I very rarely buy out of season tomatoes.  Now, I don’t think I’ll ever do it again…

Besides, the grocery store tomatoes have no taste.  They are just a waste of time and money.

I always look forward to June when the first fresh tomatoes come in at the Farmer’s Market and I can buy them there.  They are so much better…

Supermarket produce sections bulging with a year-round supply of perfectly round, bright red-orange tomatoes have become all but a national birthright. But in Tomatoland, which is based on his James Beard Award–winning article, “The Price of Tomatoes,” investigative food journalist Barry Estabrook reveals the huge human and environmental cost of the $5 billion fresh tomato industry. Fields are sprayed with  more than 100 different herbicides and pesticides. Tomatoes are picked hard and green and artificially gassed until their skins acquire a marketable hue. Modern plant breeding has tripled yields, but produces fruits with a fraction of the calcium, Vitamin A, and Vitamin C, and fourteen tiimes as much sodium as the tomatoes our parents enjoyed. The relentless drive for low costs has fostered a thriving modern-day slave trade in the United States.
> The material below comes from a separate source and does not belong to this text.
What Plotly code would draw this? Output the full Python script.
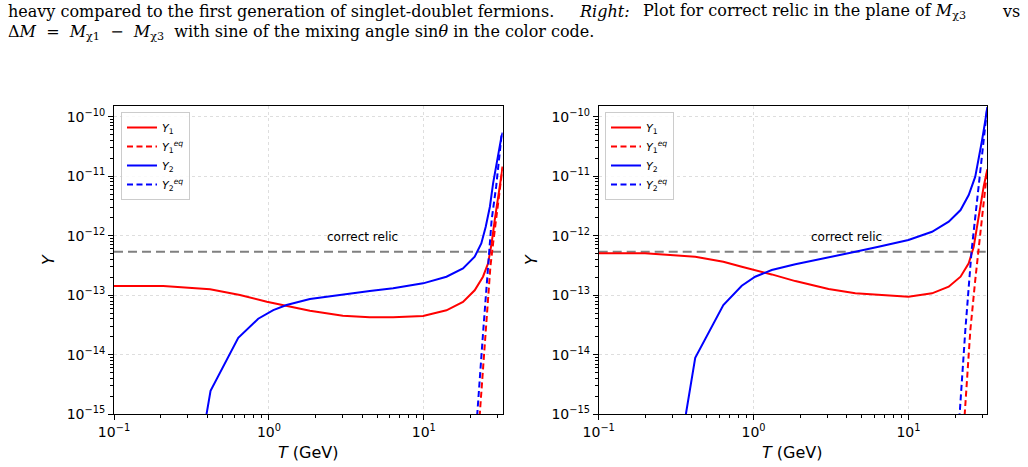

How have we come to this point?

Estabrook traces the supermarket tomato from its birthplace in the deserts of Peru to the impoverished town of Immokalee, Florida, a.k.a. the tomato capital of the United States. He visits the laboratories of seedsmen trying to develop varieties that can withstand the rigors of agribusiness and still taste like a garden tomato, and then moves on to commercial growers who operate on tens of thousands of acres, and eventually to a hillside field in Pennsylvania, where he meets an obsessed farmer who produces delectable tomatoes for the nation’s top restaurants.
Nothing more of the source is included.